▸ Problem to solve: Print each of the entries exactly, leaving nothing out.

▸ Record list:
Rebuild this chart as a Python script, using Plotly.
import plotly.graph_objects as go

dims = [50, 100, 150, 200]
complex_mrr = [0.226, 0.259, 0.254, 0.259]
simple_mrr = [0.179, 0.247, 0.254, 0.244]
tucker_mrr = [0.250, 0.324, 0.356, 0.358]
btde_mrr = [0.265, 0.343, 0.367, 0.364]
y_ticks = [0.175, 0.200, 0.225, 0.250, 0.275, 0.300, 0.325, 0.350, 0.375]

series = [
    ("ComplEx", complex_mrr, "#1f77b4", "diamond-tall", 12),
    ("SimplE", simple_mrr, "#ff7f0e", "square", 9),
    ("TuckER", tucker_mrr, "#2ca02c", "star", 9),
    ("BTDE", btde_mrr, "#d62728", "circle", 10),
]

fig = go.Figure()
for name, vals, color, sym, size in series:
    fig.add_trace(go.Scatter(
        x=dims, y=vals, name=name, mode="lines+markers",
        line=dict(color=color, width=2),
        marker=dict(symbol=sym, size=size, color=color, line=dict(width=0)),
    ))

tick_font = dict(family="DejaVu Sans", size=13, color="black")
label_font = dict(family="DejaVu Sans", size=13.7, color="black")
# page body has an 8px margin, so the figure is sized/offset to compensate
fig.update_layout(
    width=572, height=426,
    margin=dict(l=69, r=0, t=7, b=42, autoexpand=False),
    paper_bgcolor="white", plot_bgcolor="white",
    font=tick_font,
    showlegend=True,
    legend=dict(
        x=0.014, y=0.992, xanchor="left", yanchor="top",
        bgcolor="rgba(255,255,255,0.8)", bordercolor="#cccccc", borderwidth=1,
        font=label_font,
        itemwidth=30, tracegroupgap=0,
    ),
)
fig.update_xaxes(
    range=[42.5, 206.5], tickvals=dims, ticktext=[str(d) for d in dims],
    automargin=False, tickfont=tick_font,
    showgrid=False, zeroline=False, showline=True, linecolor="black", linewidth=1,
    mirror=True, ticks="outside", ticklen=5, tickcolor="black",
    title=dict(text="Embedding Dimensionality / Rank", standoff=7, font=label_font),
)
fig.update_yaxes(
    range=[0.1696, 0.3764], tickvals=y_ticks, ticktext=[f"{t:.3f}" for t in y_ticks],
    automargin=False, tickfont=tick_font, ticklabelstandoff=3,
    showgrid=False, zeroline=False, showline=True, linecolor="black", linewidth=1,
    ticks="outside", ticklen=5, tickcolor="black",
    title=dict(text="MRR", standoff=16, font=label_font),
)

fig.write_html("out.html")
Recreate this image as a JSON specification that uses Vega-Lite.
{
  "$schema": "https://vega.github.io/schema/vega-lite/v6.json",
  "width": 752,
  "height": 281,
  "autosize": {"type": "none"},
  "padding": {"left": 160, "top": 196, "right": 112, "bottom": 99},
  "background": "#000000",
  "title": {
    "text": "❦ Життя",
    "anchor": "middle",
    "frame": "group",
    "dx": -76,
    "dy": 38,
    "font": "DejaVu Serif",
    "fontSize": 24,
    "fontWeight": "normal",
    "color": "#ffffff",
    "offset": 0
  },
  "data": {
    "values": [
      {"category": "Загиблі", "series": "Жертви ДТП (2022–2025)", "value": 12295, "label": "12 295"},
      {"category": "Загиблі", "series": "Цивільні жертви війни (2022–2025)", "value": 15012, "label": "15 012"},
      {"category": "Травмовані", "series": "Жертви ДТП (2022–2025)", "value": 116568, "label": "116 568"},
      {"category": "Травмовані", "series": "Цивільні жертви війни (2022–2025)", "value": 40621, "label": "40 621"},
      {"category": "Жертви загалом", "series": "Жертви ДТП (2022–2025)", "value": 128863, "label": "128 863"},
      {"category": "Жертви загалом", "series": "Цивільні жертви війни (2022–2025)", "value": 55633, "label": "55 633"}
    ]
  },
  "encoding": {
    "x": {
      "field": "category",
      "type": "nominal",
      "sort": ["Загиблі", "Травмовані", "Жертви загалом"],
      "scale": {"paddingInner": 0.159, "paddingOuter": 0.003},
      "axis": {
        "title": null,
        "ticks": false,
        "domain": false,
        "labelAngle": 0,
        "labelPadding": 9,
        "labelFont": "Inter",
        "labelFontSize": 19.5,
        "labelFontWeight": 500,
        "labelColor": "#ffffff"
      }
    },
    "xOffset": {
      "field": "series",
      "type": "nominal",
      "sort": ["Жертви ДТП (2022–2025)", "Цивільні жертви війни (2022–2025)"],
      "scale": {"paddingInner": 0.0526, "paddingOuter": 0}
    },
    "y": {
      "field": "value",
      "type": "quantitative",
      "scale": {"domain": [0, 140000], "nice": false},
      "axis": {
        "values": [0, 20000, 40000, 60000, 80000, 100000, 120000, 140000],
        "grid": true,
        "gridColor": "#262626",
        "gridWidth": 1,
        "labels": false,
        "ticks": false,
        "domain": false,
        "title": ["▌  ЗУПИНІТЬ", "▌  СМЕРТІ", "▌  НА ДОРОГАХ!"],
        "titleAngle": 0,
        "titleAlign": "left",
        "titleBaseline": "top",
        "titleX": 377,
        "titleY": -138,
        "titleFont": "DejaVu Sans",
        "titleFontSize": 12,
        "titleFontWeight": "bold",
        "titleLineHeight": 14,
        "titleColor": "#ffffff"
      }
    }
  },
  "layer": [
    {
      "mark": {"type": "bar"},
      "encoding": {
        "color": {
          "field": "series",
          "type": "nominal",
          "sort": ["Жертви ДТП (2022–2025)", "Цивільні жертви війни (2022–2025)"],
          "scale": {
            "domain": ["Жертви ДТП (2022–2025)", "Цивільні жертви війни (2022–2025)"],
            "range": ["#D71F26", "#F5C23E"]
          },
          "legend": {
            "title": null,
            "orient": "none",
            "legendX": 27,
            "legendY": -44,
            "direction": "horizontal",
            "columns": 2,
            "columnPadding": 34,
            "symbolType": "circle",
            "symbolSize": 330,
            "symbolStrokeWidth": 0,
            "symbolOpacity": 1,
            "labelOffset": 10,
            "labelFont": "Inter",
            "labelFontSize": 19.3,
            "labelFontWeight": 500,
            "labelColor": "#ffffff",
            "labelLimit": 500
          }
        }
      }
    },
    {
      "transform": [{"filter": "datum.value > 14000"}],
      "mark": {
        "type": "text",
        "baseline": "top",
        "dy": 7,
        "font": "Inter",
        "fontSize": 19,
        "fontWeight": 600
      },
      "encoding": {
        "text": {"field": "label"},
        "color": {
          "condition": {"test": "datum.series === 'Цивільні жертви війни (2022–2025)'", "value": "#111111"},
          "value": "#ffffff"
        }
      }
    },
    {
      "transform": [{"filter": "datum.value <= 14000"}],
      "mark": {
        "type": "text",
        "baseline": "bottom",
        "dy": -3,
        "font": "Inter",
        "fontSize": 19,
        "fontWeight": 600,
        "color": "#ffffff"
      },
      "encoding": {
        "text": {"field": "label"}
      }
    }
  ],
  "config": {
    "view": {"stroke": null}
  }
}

▸ Completed exercise:
Rebuild this chart as a Python script, using Plotly.
import plotly.graph_objects as go

dims = [50, 100, 150, 200]
complex_mrr = [0.226, 0.259, 0.254, 0.259]
simple_mrr = [0.179, 0.247, 0.254, 0.244]
tucker_mrr = [0.250, 0.324, 0.356, 0.358]
btde_mrr = [0.265, 0.343, 0.367, 0.364]
y_ticks = [0.175, 0.200, 0.225, 0.250, 0.275, 0.300, 0.325, 0.350, 0.375]

series = [
    ("ComplEx", complex_mrr, "#1f77b4", "diamond-tall", 12),
    ("SimplE", simple_mrr, "#ff7f0e", "square", 9),
    ("TuckER", tucker_mrr, "#2ca02c", "star", 9),
    ("BTDE", btde_mrr, "#d62728", "circle", 10),
]

fig = go.Figure()
for name, vals, color, sym, size in series:
    fig.add_trace(go.Scatter(
        x=dims, y=vals, name=name, mode="lines+markers",
        line=dict(color=color, width=2),
        marker=dict(symbol=sym, size=size, color=color, line=dict(width=0)),
    ))

tick_font = dict(family="DejaVu Sans", size=13, color="black")
label_font = dict(family="DejaVu Sans", size=13.7, color="black")
# page body has an 8px margin, so the figure is sized/offset to compensate
fig.update_layout(
    width=572, height=426,
    margin=dict(l=69, r=0, t=7, b=42, autoexpand=False),
    paper_bgcolor="white", plot_bgcolor="white",
    font=tick_font,
    showlegend=True,
    legend=dict(
        x=0.014, y=0.992, xanchor="left", yanchor="top",
        bgcolor="rgba(255,255,255,0.8)", bordercolor="#cccccc", borderwidth=1,
        font=label_font,
        itemwidth=30, tracegroupgap=0,
    ),
)
fig.update_xaxes(
    range=[42.5, 206.5], tickvals=dims, ticktext=[str(d) for d in dims],
    automargin=False, tickfont=tick_font,
    showgrid=False, zeroline=False, showline=True, linecolor="black", linewidth=1,
    mirror=True, ticks="outside", ticklen=5, tickcolor="black",
    title=dict(text="Embedding Dimensionality / Rank", standoff=7, font=label_font),
)
fig.update_yaxes(
    range=[0.1696, 0.3764], tickvals=y_ticks, ticktext=[f"{t:.3f}" for t in y_ticks],
    automargin=False, tickfont=tick_font, ticklabelstandoff=3,
    showgrid=False, zeroline=False, showline=True, linecolor="black", linewidth=1,
    ticks="outside", ticklen=5, tickcolor="black",
    title=dict(text="MRR", standoff=16, font=label_font),
)

fig.write_html("out.html")
Recreate this image as a JSON specification that uses Vega-Lite.
{
  "$schema": "https://vega.github.io/schema/vega-lite/v6.json",
  "width": 752,
  "height": 281,
  "autosize": {"type": "none"},
  "padding": {"left": 160, "top": 196, "right": 112, "bottom": 99},
  "background": "#000000",
  "title": {
    "text": "❦ Життя",
    "anchor": "middle",
    "frame": "group",
    "dx": -76,
    "dy": 38,
    "font": "DejaVu Serif",
    "fontSize": 24,
    "fontWeight": "normal",
    "color": "#ffffff",
    "offset": 0
  },
  "data": {
    "values": [
      {"category": "Загиблі", "series": "Жертви ДТП (2022–2025)", "value": 12295, "label": "12 295"},
      {"category": "Загиблі", "series": "Цивільні жертви війни (2022–2025)", "value": 15012, "label": "15 012"},
      {"category": "Травмовані", "series": "Жертви ДТП (2022–2025)", "value": 116568, "label": "116 568"},
      {"category": "Травмовані", "series": "Цивільні жертви війни (2022–2025)", "value": 40621, "label": "40 621"},
      {"category": "Жертви загалом", "series": "Жертви ДТП (2022–2025)", "value": 128863, "label": "128 863"},
      {"category": "Жертви загалом", "series": "Цивільні жертви війни (2022–2025)", "value": 55633, "label": "55 633"}
    ]
  },
  "encoding": {
    "x": {
      "field": "category",
      "type": "nominal",
      "sort": ["Загиблі", "Травмовані", "Жертви загалом"],
      "scale": {"paddingInner": 0.159, "paddingOuter": 0.003},
      "axis": {
        "title": null,
        "ticks": false,
        "domain": false,
        "labelAngle": 0,
        "labelPadding": 9,
        "labelFont": "Inter",
        "labelFontSize": 19.5,
        "labelFontWeight": 500,
        "labelColor": "#ffffff"
      }
    },
    "xOffset": {
      "field": "series",
      "type": "nominal",
      "sort": ["Жертви ДТП (2022–2025)", "Цивільні жертви війни (2022–2025)"],
      "scale": {"paddingInner": 0.0526, "paddingOuter": 0}
    },
    "y": {
      "field": "value",
      "type": "quantitative",
      "scale": {"domain": [0, 140000], "nice": false},
      "axis": {
        "values": [0, 20000, 40000, 60000, 80000, 100000, 120000, 140000],
        "grid": true,
        "gridColor": "#262626",
        "gridWidth": 1,
        "labels": false,
        "ticks": false,
        "domain": false,
        "title": ["▌  ЗУПИНІТЬ", "▌  СМЕРТІ", "▌  НА ДОРОГАХ!"],
        "titleAngle": 0,
        "titleAlign": "left",
        "titleBaseline": "top",
        "titleX": 377,
        "titleY": -138,
        "titleFont": "DejaVu Sans",
        "titleFontSize": 12,
        "titleFontWeight": "bold",
        "titleLineHeight": 14,
        "titleColor": "#ffffff"
      }
    }
  },
  "layer": [
    {
      "mark": {"type": "bar"},
      "encoding": {
        "color": {
          "field": "series",
          "type": "nominal",
          "sort": ["Жертви ДТП (2022–2025)", "Цивільні жертви війни (2022–2025)"],
          "scale": {
            "domain": ["Жертви ДТП (2022–2025)", "Цивільні жертви війни (2022–2025)"],
            "range": ["#D71F26", "#F5C23E"]
          },
          "legend": {
            "title": null,
            "orient": "none",
            "legendX": 27,
            "legendY": -44,
            "direction": "horizontal",
            "columns": 2,
            "columnPadding": 34,
            "symbolType": "circle",
            "symbolSize": 330,
            "symbolStrokeWidth": 0,
            "symbolOpacity": 1,
            "labelOffset": 10,
            "labelFont": "Inter",
            "labelFontSize": 19.3,
            "labelFontWeight": 500,
            "labelColor": "#ffffff",
            "labelLimit": 500
          }
        }
      }
    },
    {
      "transform": [{"filter": "datum.value > 14000"}],
      "mark": {
        "type": "text",
        "baseline": "top",
        "dy": 7,
        "font": "Inter",
        "fontSize": 19,
        "fontWeight": 600
      },
      "encoding": {
        "text": {"field": "label"},
        "color": {
          "condition": {"test": "datum.series === 'Цивільні жертви війни (2022–2025)'", "value": "#111111"},
          "value": "#ffffff"
        }
      }
    },
    {
      "transform": [{"filter": "datum.value <= 14000"}],
      "mark": {
        "type": "text",
        "baseline": "bottom",
        "dy": -3,
        "font": "Inter",
        "fontSize": 19,
        "fontWeight": 600,
        "color": "#ffffff"
      },
      "encoding": {
        "text": {"field": "label"}
      }
    }
  ],
  "config": {
    "view": {"stroke": null}
  }
}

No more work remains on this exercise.